_Dataset content_
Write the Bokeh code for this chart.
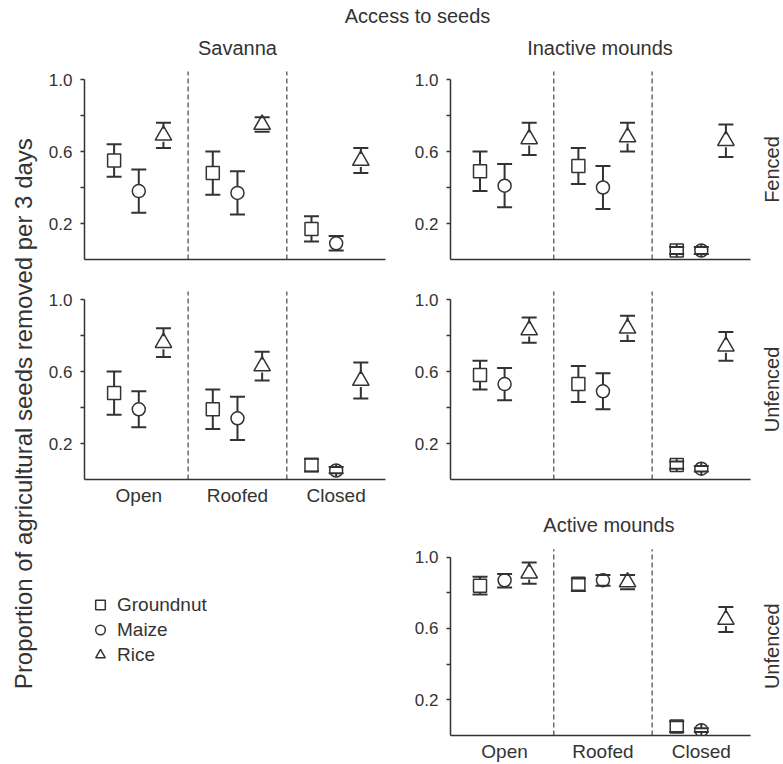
import math
import numpy as np
from bokeh.plotting import figure
from bokeh.models import (Range1d, FixedTicker, Whisker, TeeHead, PrintfTickFormatter,
                          ColumnDataSource, Label, Legend, LegendItem)
from bokeh.layouts import column, row
from bokeh.embed import file_html
from bokeh.resources import INLINE

# ---------------- data ----------------
ACCESS = ["Open", "Roofed", "Closed"]
CROPS = ["Groundnut", "Maize", "Rice"]
Y_TICKS = [0.2, 0.6, 1.0]
Y_MINOR_TICKS = [0.4, 0.8]

TITLE = "Access to seeds"
Y_LABEL = "Proportion of agricultural seeds removed per 3 days"

# rows: Groundnut, Maize, Rice ; columns: Open, Roofed, Closed
sav_fen_mean = [[0.55, 0.48, 0.17], [0.38, 0.37, 0.09], [0.69, 0.75, 0.55]]
sav_fen_lo = [[0.46, 0.36, 0.10], [0.26, 0.25, 0.05], [0.62, 0.71, 0.48]]
sav_fen_hi = [[0.64, 0.60, 0.24], [0.50, 0.49, 0.13], [0.76, 0.79, 0.62]]

ina_fen_mean = [[0.49, 0.52, 0.05], [0.41, 0.40, 0.05], [0.67, 0.68, 0.66]]
ina_fen_lo = [[0.38, 0.42, 0.03], [0.29, 0.28, 0.03], [0.58, 0.60, 0.57]]
ina_fen_hi = [[0.60, 0.62, 0.07], [0.53, 0.52, 0.07], [0.76, 0.76, 0.75]]

sav_unf_mean = [[0.48, 0.39, 0.08], [0.39, 0.34, 0.05], [0.76, 0.63, 0.55]]
sav_unf_lo = [[0.36, 0.28, 0.045], [0.29, 0.22, 0.035], [0.68, 0.55, 0.45]]
sav_unf_hi = [[0.60, 0.50, 0.115], [0.49, 0.46, 0.07], [0.84, 0.71, 0.65]]

ina_unf_mean = [[0.58, 0.53, 0.08], [0.53, 0.49, 0.06], [0.83, 0.84, 0.74]]
ina_unf_lo = [[0.50, 0.43, 0.06], [0.44, 0.39, 0.045], [0.76, 0.77, 0.66]]
ina_unf_hi = [[0.66, 0.63, 0.10], [0.62, 0.59, 0.075], [0.90, 0.91, 0.82]]

act_unf_mean = [[0.84, 0.85, 0.05], [0.87, 0.87, 0.03], [0.91, 0.86, 0.65]]
act_unf_lo = [[0.79, 0.81, 0.02], [0.83, 0.84, 0.02], [0.85, 0.82, 0.58]]
act_unf_hi = [[0.89, 0.88, 0.08], [0.905, 0.90, 0.04], [0.97, 0.90, 0.72]]

# ---------------- style ----------------
FONT = "Liberation Sans"
INK = "#333333"
MARKER = {"Groundnut": "square", "Maize": "circle", "Rice": "triangle"}
MSIZE = {"Groundnut": 13, "Maize": 13, "Rice": 16.5}
XOFF = {"Groundnut": 0.25, "Maize": 0.5, "Rice": 0.75}
X_START = -0.05
PX_PER_UNIT = 180.0          # vertical pixels per proportion unit
DASH_TOP = 188 / PX_PER_UNIT  # dashed separators reach a little above 1.0
GAP = 6.5 / PX_PER_UNIT       # error bars start at the marker edge


def panel(mean, lo, hi, width, height, left, bottom, data_w, title=None, title_dx=0,
          xlabels=False, side=None):
    n = len(ACCESS)
    px_x = data_w / (n - X_START)
    frame_w = width - left
    frame_h = height - bottom
    x_end = X_START + frame_w / px_x
    y_end = frame_h / PX_PER_UNIT
    p = figure(width=width, height=height, output_backend="svg", toolbar_location=None,
               x_range=Range1d(X_START, x_end), y_range=Range1d(0, y_end),
               min_border_left=left, min_border_right=0,
               min_border_top=0, min_border_bottom=bottom, title=None)
    p.outline_line_color = None
    p.xgrid.visible = False
    p.ygrid.visible = False

    seps = list(range(1, n))
    p.segment(x0=seps, y0=[0] * len(seps), x1=seps, y1=[DASH_TOP] * len(seps),
              line_color="#555555", line_dash="5 3", line_width=1.3)

    for k, crop in enumerate(CROPS):
        xs = [i + XOFF[crop] for i in range(n)]
        m = mean[k]
        src = ColumnDataSource(dict(x=xs, m=m, lo=lo[k], hi=hi[k],
                                    up=[v + GAP for v in m], dn=[v - GAP for v in m]))
        p.segment(x0="x", y0="up", x1="x", y1="hi", source=src, line_color=INK, line_width=2)
        p.segment(x0="x", y0="dn", x1="x", y1="lo", source=src, line_color=INK, line_width=2)
        p.add_layout(Whisker(source=src, base="x", upper="hi", lower="lo", line_alpha=0,
                             upper_head=TeeHead(size=15, line_color=INK, line_width=2),
                             lower_head=TeeHead(size=15, line_color=INK, line_width=2)))
        p.scatter(x="x", y="m", source=src, marker=MARKER[crop], size=MSIZE[crop],
                  fill_color=None, line_color=INK, line_width=1.5)

    yax = p.yaxis[0]
    yax.ticker = FixedTicker(ticks=Y_TICKS, minor_ticks=Y_MINOR_TICKS)
    yax.formatter = PrintfTickFormatter(format="%.1f")
    yax.bounds = (0, 1.0)
    yax.axis_line_color = INK
    yax.axis_line_width = 1.5
    yax.major_tick_line_color = INK
    yax.major_tick_line_width = 1.3
    yax.major_tick_out = 4
    yax.major_tick_in = 0
    yax.minor_tick_line_color = INK
    yax.minor_tick_line_width = 1.3
    yax.minor_tick_out = 4
    yax.minor_tick_in = 0
    yax.major_label_text_font = FONT
    yax.major_label_text_font_size = "17px"
    yax.major_label_text_color = INK
    yax.major_label_standoff = 8

    xax = p.xaxis[0]
    xax.ticker = FixedTicker(ticks=[i + 0.5 for i in range(n)] if xlabels else [],
                             minor_ticks=[])
    xax.major_label_overrides = {i + 0.5: a for i, a in enumerate(ACCESS)}
    xax.bounds = (X_START, n)
    xax.major_tick_out = 0
    xax.major_tick_in = 0
    xax.minor_tick_out = 0
    xax.minor_tick_in = 0
    xax.axis_line_color = INK
    xax.axis_line_width = 1.5
    xax.major_label_text_font = FONT
    xax.major_label_text_font_size = "19px"
    xax.major_label_text_color = INK
    xax.major_label_standoff = 5

    if title:
        p.add_layout(Label(x=n / 2, y=1.0, x_offset=title_dx, y_offset=32, text=title,
                           text_align="center", text_baseline="alphabetic",
                           text_font=FONT, text_font_size="20px", text_color=INK))
    if side:
        p.add_layout(Label(x=n, y=0.5, x_offset=21.5, text=side, angle=math.pi / 2,
                           text_align="center", text_baseline="middle",
                           text_font=FONT, text_font_size="20px", text_color=INK))
    return p


def blank(width, height, **borders):
    f = figure(width=width, height=height, output_backend="svg", toolbar_location=None,
               x_axis_type=None, y_axis_type=None, title=None,
               x_range=Range1d(0, 1), y_range=Range1d(0, 1), **borders)
    f.outline_line_color = None
    return f


W = 45
header = blank(783, 30, min_border_left=84, min_border_right=33, min_border_top=0, min_border_bottom=0)
header.add_layout(Label(x=0.5, y=0.5, text=TITLE, text_align="center", text_baseline="middle",
                        text_font=FONT, text_font_size="20px", text_color=INK))

ylab = blank(W, 734, min_border=0)
ylab.add_layout(Label(x=0.5, y=0.478, text=Y_LABEL, angle=math.pi / 2, text_align="center",
                      text_baseline="middle", text_font=FONT, text_font_size="24px", text_color=INK))

sf = panel(sav_fen_mean, sav_fen_lo, sav_fen_hi, 400 - W, 249, 84 - W, 20, 301, title="Savanna")
inf = panel(ina_fen_mean, ina_fen_lo, ina_fen_hi, 383, 249, 50, 20, 300,
            title="Inactive mounds", title_dx=-3, side="Fenced")
su = panel(sav_unf_mean, sav_unf_lo, sav_unf_hi, 400 - W, 231, 84 - W, 31, 301, xlabels=True)
iu = panel(ina_unf_mean, ina_unf_lo, ina_unf_hi, 383, 231, 50, 31, 300, side="Unfenced")
au = panel(act_unf_mean, act_unf_lo, act_unf_hi, 383, 254, 50, 27, 300, title="Active mounds",
           title_dx=6, xlabels=True, side="Unfenced")

leg_fig = figure(width=400 - W, height=254, output_backend="svg", toolbar_location=None,
                 x_axis_type=None, y_axis_type=None, title=None,
                 x_range=Range1d(0, 1), y_range=Range1d(0, 1),
                 min_border_left=84 - W, min_border_top=0, min_border_right=0, min_border_bottom=27)
leg_fig.outline_line_color = None
items = []
for crop in CROPS:
    r = leg_fig.scatter(x=np.array([np.nan]), y=np.array([np.nan]), marker=MARKER[crop],
                        size=MSIZE[crop], fill_color=None, line_color=INK, line_width=1.5)
    items.append(LegendItem(label=crop, renderers=[r]))
legend = Legend(items=items, location=(4, 68), margin=0, padding=0, spacing=0,
                glyph_width=24, glyph_height=25, label_height=25, label_standoff=5,
                label_text_font=FONT, label_text_font_size="19px", label_text_color=INK,
                border_line_color=None, background_fill_alpha=0)
leg_fig.add_layout(legend)

layout = column(header, row(ylab, column(row(sf, inf), row(su, iu), row(leg_fig, au))))

open("out.html", "w").write(file_html(layout, INLINE))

_Instructions for the task_
Pictures are excluded: retype only the lines from the beginning of the listing above through the line with "of agricultural seeds", both included.

_Solution below_
Write the Bokeh code for this chart.
import math
import numpy as np
from bokeh.plotting import figure
from bokeh.models import (Range1d, FixedTicker, Whisker, TeeHead, PrintfTickFormatter,
                          ColumnDataSource, Label, Legend, LegendItem)
from bokeh.layouts import column, row
from bokeh.embed import file_html
from bokeh.resources import INLINE

# ---------------- data ----------------
ACCESS = ["Open", "Roofed", "Closed"]
CROPS = ["Groundnut", "Maize", "Rice"]
Y_TICKS = [0.2, 0.6, 1.0]
Y_MINOR_TICKS = [0.4, 0.8]

TITLE = "Access to seeds"
Y_LABEL = "Proportion of agricultural seeds removed per 3 days"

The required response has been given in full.